▶ REQUIREMENT: Copy everything in the data below exactly except the pictures.

▶ MATERIAL PROVIDED:
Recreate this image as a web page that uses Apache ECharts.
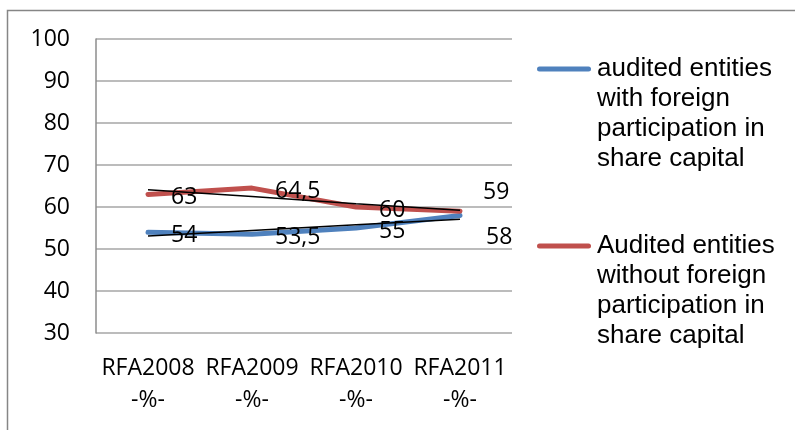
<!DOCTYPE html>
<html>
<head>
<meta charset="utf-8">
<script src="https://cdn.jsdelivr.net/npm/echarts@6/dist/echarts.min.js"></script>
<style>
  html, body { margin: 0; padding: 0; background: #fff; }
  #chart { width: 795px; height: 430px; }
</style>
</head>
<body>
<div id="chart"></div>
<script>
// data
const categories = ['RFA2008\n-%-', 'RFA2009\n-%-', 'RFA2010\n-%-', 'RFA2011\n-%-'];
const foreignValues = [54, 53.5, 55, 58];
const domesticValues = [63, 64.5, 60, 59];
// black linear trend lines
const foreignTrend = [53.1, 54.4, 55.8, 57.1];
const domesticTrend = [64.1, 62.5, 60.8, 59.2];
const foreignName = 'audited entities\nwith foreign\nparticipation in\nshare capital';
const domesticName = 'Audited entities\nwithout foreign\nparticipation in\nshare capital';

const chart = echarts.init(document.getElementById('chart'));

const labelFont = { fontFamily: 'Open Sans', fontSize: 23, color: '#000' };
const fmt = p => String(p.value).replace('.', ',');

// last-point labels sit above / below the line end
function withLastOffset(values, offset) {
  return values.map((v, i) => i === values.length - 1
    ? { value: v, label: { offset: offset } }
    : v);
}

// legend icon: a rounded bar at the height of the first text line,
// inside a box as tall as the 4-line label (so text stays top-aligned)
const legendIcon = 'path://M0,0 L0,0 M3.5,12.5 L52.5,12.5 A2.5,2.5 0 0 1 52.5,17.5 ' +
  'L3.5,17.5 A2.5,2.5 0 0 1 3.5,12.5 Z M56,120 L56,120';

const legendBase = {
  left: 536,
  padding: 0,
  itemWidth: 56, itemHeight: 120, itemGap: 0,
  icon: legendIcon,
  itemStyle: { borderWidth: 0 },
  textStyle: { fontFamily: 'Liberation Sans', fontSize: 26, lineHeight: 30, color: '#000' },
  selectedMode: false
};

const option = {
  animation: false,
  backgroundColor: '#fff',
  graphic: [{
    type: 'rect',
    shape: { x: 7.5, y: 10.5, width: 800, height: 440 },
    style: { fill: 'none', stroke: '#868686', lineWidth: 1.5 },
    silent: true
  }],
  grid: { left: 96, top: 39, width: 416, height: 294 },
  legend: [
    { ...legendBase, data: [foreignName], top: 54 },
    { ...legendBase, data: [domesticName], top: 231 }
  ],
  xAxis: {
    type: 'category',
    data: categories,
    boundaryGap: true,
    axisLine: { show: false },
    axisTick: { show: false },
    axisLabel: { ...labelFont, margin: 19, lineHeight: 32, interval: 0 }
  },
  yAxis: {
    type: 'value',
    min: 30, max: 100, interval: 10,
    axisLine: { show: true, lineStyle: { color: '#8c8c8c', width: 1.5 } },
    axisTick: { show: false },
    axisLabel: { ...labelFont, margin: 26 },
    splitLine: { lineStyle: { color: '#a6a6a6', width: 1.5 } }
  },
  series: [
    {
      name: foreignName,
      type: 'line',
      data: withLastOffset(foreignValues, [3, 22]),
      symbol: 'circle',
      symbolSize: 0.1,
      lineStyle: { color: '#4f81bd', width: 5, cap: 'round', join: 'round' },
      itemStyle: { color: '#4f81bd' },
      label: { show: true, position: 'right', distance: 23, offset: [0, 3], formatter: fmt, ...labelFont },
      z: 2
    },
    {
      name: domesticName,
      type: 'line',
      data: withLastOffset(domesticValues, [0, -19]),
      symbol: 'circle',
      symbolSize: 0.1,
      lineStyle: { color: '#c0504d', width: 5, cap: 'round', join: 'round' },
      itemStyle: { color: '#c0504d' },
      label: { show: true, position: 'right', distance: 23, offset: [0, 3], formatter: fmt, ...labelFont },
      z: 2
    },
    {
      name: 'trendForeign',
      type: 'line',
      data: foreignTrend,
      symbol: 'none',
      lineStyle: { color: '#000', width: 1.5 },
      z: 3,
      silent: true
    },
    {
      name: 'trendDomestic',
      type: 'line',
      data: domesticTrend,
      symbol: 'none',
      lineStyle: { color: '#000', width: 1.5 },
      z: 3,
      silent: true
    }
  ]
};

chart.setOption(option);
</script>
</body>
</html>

▶ EXPECTED ANSWER:
Recreate this image as a web page that uses Apache ECharts.
<!DOCTYPE html>
<html>
<head>
<meta charset="utf-8">
<script src="https://cdn.jsdelivr.net/npm/echarts@6/dist/echarts.min.js"></script>
<style>
  html, body { margin: 0; padding: 0; background: #fff; }
  #chart { width: 795px; height: 430px; }
</style>
</head>
<body>
<div id="chart"></div>
<script>
// data
const categories = ['RFA2008\n-%-', 'RFA2009\n-%-', 'RFA2010\n-%-', 'RFA2011\n-%-'];
const foreignValues = [54, 53.5, 55, 58];
const domesticValues = [63, 64.5, 60, 59];
// black linear trend lines
const foreignTrend = [53.1, 54.4, 55.8, 57.1];
const domesticTrend = [64.1, 62.5, 60.8, 59.2];
const foreignName = 'audited entities\nwith foreign\nparticipation in\nshare capital';
const domesticName = 'Audited entities\nwithout foreign\nparticipation in\nshare capital';

const chart = echarts.init(document.getElementById('chart'));

const labelFont = { fontFamily: 'Open Sans', fontSize: 23, color: '#000' };
const fmt = p => String(p.value).replace('.', ',');

// last-point labels sit above / below the line end
function withLastOffset(values, offset) {
  return values.map((v, i) => i === values.length - 1
    ? { value: v, label: { offset: offset } }
    : v);
}

// legend icon: a rounded bar at the height of the first text line,
// inside a box as tall as the 4-line label (so text stays top-aligned)
const legendIcon = 'path://M0,0 L0,0 M3.5,12.5 L52.5,12.5 A2.5,2.5 0 0 1 52.5,17.5 ' +
  'L3.5,17.5 A2.5,2.5 0 0 1 3.5,12.5 Z M56,120 L56,120';

const legendBase = {
  left: 536,
  padding: 0,
  itemWidth: 56, itemHeight: 120, itemGap: 0,
  icon: legendIcon,
  itemStyle: { borderWidth: 0 },
  textStyle: { fontFamily: 'Liberation Sans', fontSize: 26, lineHeight: 30, color: '#000' },
  selectedMode: false
};

const option = {
  animation: false,
  backgroundColor: '#fff',
  graphic: [{
    type: 'rect',
    shape: { x: 7.5, y: 10.5, width: 800, height: 440 },
    style: { fill: 'none', stroke: '#868686', lineWidth: 1.5 },
    silent: true
  }],
  grid: { left: 96, top: 39, width: 416, height: 294 },
  legend: [
    { ...legendBase, data: [foreignName], top: 54 },
    { ...legendBase, data: [domesticName], top: 231 }
  ],
  xAxis: {
    type: 'category',
    data: categories,
    boundaryGap: true,
    axisLine: { show: false },
    axisTick: { show: false },
    axisLabel: { ...labelFont, margin: 19, lineHeight: 32, interval: 0 }
  },
  yAxis: {
    type: 'value',
    min: 30, max: 100, interval: 10,
    axisLine: { show: true, lineStyle: { color: '#8c8c8c', width: 1.5 } },
    axisTick: { show: false },
    axisLabel: { ...labelFont, margin: 26 },
    splitLine: { lineStyle: { color: '#a6a6a6', width: 1.5 } }
  },
  series: [
    {
      name: foreignName,
      type: 'line',
      data: withLastOffset(foreignValues, [3, 22]),
      symbol: 'circle',
      symbolSize: 0.1,
      lineStyle: { color: '#4f81bd', width: 5, cap: 'round', join: 'round' },
      itemStyle: { color: '#4f81bd' },
      label: { show: true, position: 'right', distance: 23, offset: [0, 3], formatter: fmt, ...labelFont },
      z: 2
    },
    {
      name: domesticName,
      type: 'line',
      data: withLastOffset(domesticValues, [0, -19]),
      symbol: 'circle',
      symbolSize: 0.1,
      lineStyle: { color: '#c0504d', width: 5, cap: 'round', join: 'round' },
      itemStyle: { color: '#c0504d' },
      label: { show: true, position: 'right', distance: 23, offset: [0, 3], formatter: fmt, ...labelFont },
      z: 2
    },
    {
      name: 'trendForeign',
      type: 'line',
      data: foreignTrend,
      symbol: 'none',
      lineStyle: { color: '#000', width: 1.5 },
      z: 3,
      silent: true
    },
    {
      name: 'trendDomestic',
      type: 'line',
      data: domesticTrend,
      symbol: 'none',
      lineStyle: { color: '#000', width: 1.5 },
      z: 3,
      silent: true
    }
  ]
};

chart.setOption(option);
</script>
</body>
</html>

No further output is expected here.